• **Written exercise**:
Without the images, print all the entries below exactly as given.

Code that draws figures
--*--

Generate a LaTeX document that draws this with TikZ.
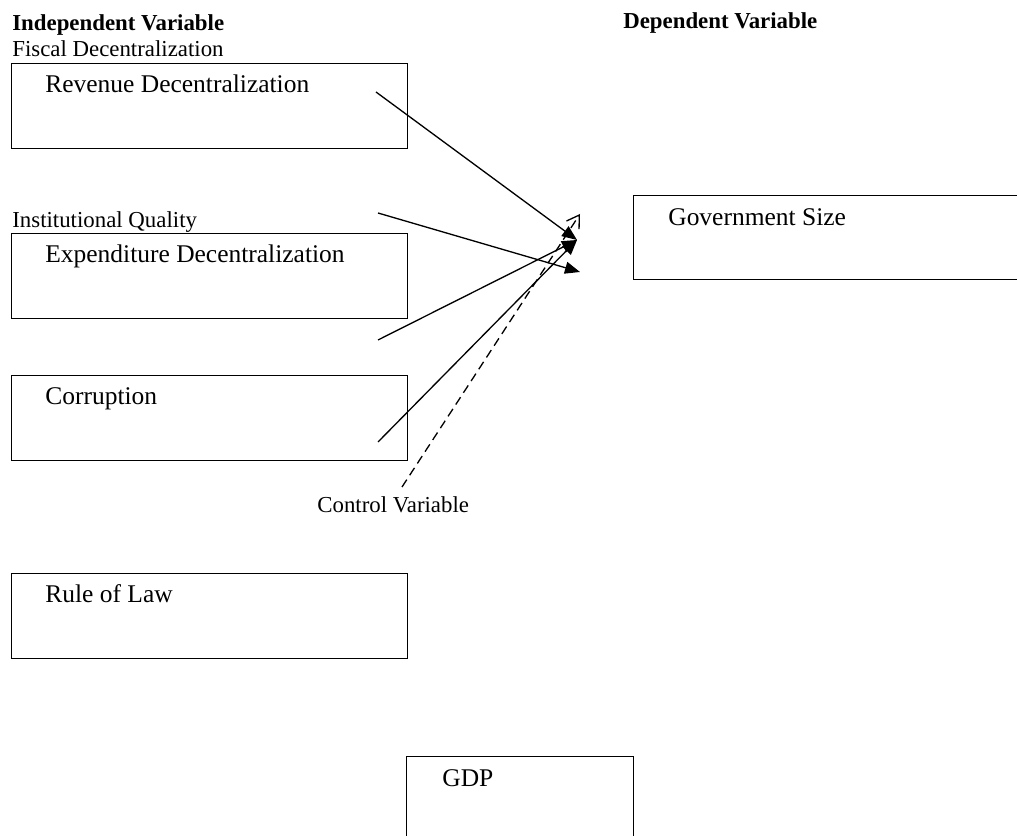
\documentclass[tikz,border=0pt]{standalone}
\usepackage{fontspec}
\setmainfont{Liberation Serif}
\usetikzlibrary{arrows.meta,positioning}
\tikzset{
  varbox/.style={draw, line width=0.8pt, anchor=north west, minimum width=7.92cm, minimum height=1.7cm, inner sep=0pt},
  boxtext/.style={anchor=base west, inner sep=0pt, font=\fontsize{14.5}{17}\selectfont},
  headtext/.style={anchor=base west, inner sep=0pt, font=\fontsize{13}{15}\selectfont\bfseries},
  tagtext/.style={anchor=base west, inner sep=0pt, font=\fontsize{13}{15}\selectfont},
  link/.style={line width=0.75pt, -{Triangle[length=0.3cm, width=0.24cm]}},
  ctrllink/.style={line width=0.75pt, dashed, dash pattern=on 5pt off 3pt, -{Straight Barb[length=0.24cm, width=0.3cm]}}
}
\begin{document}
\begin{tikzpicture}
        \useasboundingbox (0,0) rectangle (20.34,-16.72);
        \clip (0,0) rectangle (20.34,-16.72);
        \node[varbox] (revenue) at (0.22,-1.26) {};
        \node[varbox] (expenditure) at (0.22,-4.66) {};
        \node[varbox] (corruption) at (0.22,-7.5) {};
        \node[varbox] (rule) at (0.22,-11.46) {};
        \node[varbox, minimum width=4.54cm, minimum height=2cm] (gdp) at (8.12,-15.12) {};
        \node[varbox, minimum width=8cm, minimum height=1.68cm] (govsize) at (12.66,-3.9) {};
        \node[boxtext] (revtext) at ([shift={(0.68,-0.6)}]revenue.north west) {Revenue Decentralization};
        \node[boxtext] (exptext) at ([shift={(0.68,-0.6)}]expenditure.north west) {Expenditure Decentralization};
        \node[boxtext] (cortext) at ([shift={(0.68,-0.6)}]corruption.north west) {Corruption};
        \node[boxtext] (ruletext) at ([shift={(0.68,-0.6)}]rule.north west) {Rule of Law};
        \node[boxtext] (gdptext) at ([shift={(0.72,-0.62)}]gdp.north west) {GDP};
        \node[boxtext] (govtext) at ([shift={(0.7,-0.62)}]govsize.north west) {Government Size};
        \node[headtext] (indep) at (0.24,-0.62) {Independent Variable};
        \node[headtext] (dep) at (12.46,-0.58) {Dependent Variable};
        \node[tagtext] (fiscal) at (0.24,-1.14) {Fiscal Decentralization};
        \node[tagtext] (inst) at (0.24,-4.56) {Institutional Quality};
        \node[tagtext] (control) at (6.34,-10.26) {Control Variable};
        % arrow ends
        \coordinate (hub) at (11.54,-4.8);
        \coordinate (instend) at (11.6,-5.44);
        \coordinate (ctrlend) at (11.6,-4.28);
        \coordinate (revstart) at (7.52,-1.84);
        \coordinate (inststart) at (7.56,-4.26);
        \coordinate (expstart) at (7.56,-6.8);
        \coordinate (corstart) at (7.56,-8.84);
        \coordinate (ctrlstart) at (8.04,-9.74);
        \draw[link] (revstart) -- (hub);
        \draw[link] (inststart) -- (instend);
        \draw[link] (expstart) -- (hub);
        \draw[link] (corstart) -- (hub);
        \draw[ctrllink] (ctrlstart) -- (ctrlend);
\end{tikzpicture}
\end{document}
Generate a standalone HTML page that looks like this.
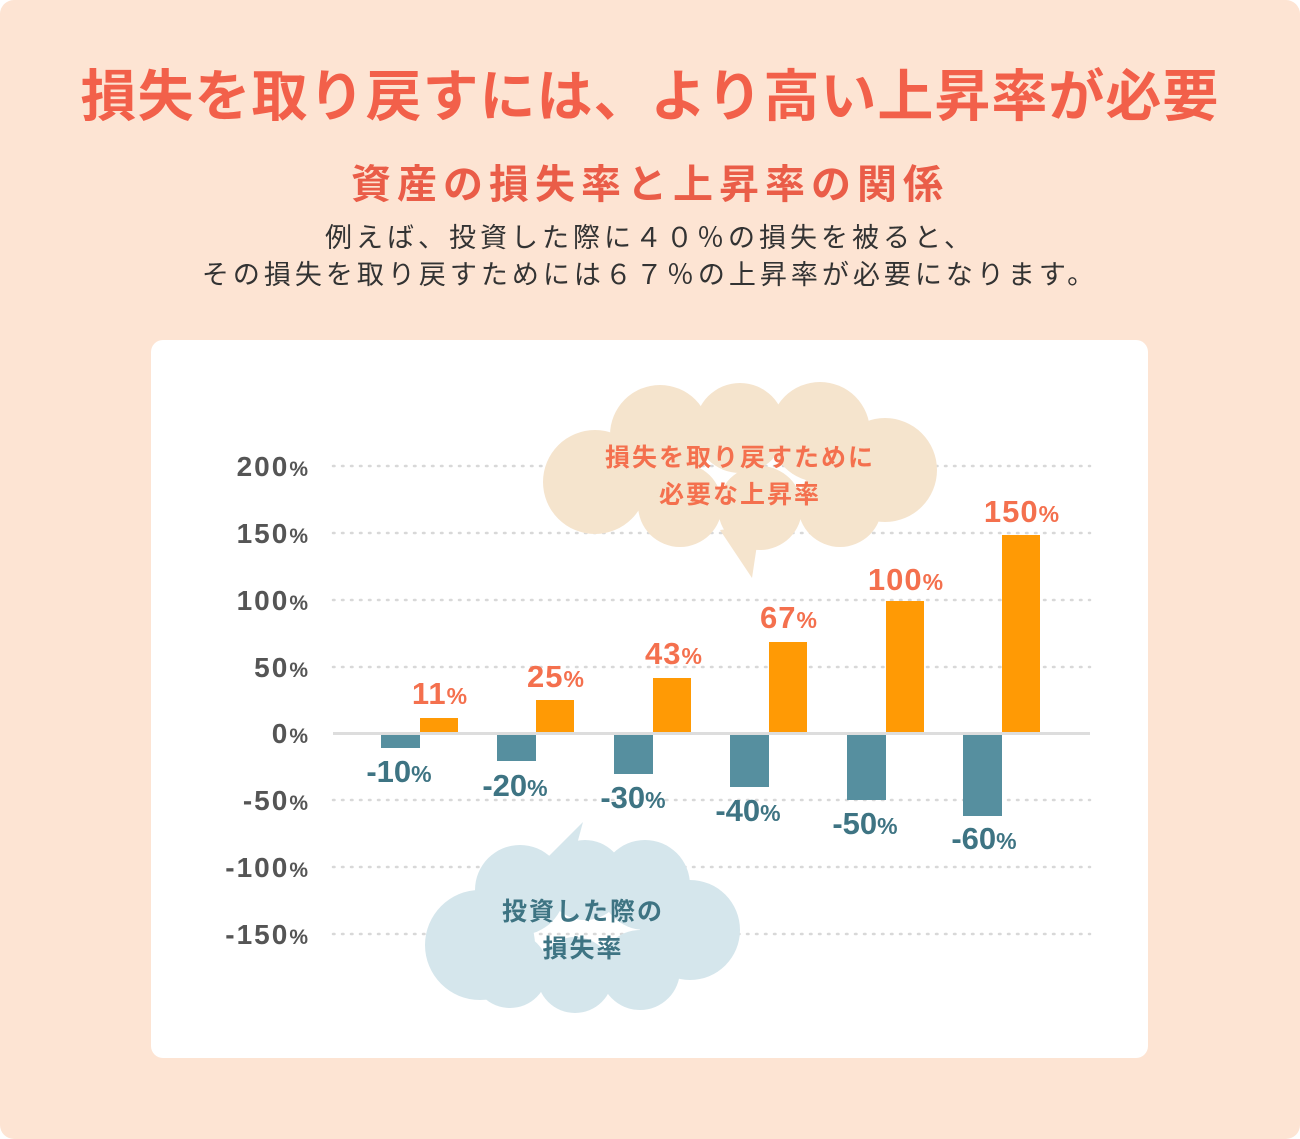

--*--

• **Response**:
Generate a LaTeX document that draws this with TikZ.
\documentclass[tikz,border=0pt]{standalone}
\usepackage{fontspec}
\setmainfont{Liberation Serif}
\usetikzlibrary{arrows.meta,positioning}
\tikzset{
  varbox/.style={draw, line width=0.8pt, anchor=north west, minimum width=7.92cm, minimum height=1.7cm, inner sep=0pt},
  boxtext/.style={anchor=base west, inner sep=0pt, font=\fontsize{14.5}{17}\selectfont},
  headtext/.style={anchor=base west, inner sep=0pt, font=\fontsize{13}{15}\selectfont\bfseries},
  tagtext/.style={anchor=base west, inner sep=0pt, font=\fontsize{13}{15}\selectfont},
  link/.style={line width=0.75pt, -{Triangle[length=0.3cm, width=0.24cm]}},
  ctrllink/.style={line width=0.75pt, dashed, dash pattern=on 5pt off 3pt, -{Straight Barb[length=0.24cm, width=0.3cm]}}
}
\begin{document}
\begin{tikzpicture}
        \useasboundingbox (0,0) rectangle (20.34,-16.72);
        \clip (0,0) rectangle (20.34,-16.72);
        \node[varbox] (revenue) at (0.22,-1.26) {};
        \node[varbox] (expenditure) at (0.22,-4.66) {};
        \node[varbox] (corruption) at (0.22,-7.5) {};
        \node[varbox] (rule) at (0.22,-11.46) {};
        \node[varbox, minimum width=4.54cm, minimum height=2cm] (gdp) at (8.12,-15.12) {};
        \node[varbox, minimum width=8cm, minimum height=1.68cm] (govsize) at (12.66,-3.9) {};
        \node[boxtext] (revtext) at ([shift={(0.68,-0.6)}]revenue.north west) {Revenue Decentralization};
        \node[boxtext] (exptext) at ([shift={(0.68,-0.6)}]expenditure.north west) {Expenditure Decentralization};
        \node[boxtext] (cortext) at ([shift={(0.68,-0.6)}]corruption.north west) {Corruption};
        \node[boxtext] (ruletext) at ([shift={(0.68,-0.6)}]rule.north west) {Rule of Law};
        \node[boxtext] (gdptext) at ([shift={(0.72,-0.62)}]gdp.north west) {GDP};
        \node[boxtext] (govtext) at ([shift={(0.7,-0.62)}]govsize.north west) {Government Size};
        \node[headtext] (indep) at (0.24,-0.62) {Independent Variable};
        \node[headtext] (dep) at (12.46,-0.58) {Dependent Variable};
        \node[tagtext] (fiscal) at (0.24,-1.14) {Fiscal Decentralization};
        \node[tagtext] (inst) at (0.24,-4.56) {Institutional Quality};
        \node[tagtext] (control) at (6.34,-10.26) {Control Variable};
        % arrow ends
        \coordinate (hub) at (11.54,-4.8);
        \coordinate (instend) at (11.6,-5.44);
        \coordinate (ctrlend) at (11.6,-4.28);
        \coordinate (revstart) at (7.52,-1.84);
        \coordinate (inststart) at (7.56,-4.26);
        \coordinate (expstart) at (7.56,-6.8);
        \coordinate (corstart) at (7.56,-8.84);
        \coordinate (ctrlstart) at (8.04,-9.74);
        \draw[link] (revstart) -- (hub);
        \draw[link] (inststart) -- (instend);
        \draw[link] (expstart) -- (hub);
        \draw[link] (corstart) -- (hub);
        \draw[ctrllink] (ctrlstart) -- (ctrlend);
\end{tikzpicture}
\end{document}
Generate a standalone HTML page that looks like this.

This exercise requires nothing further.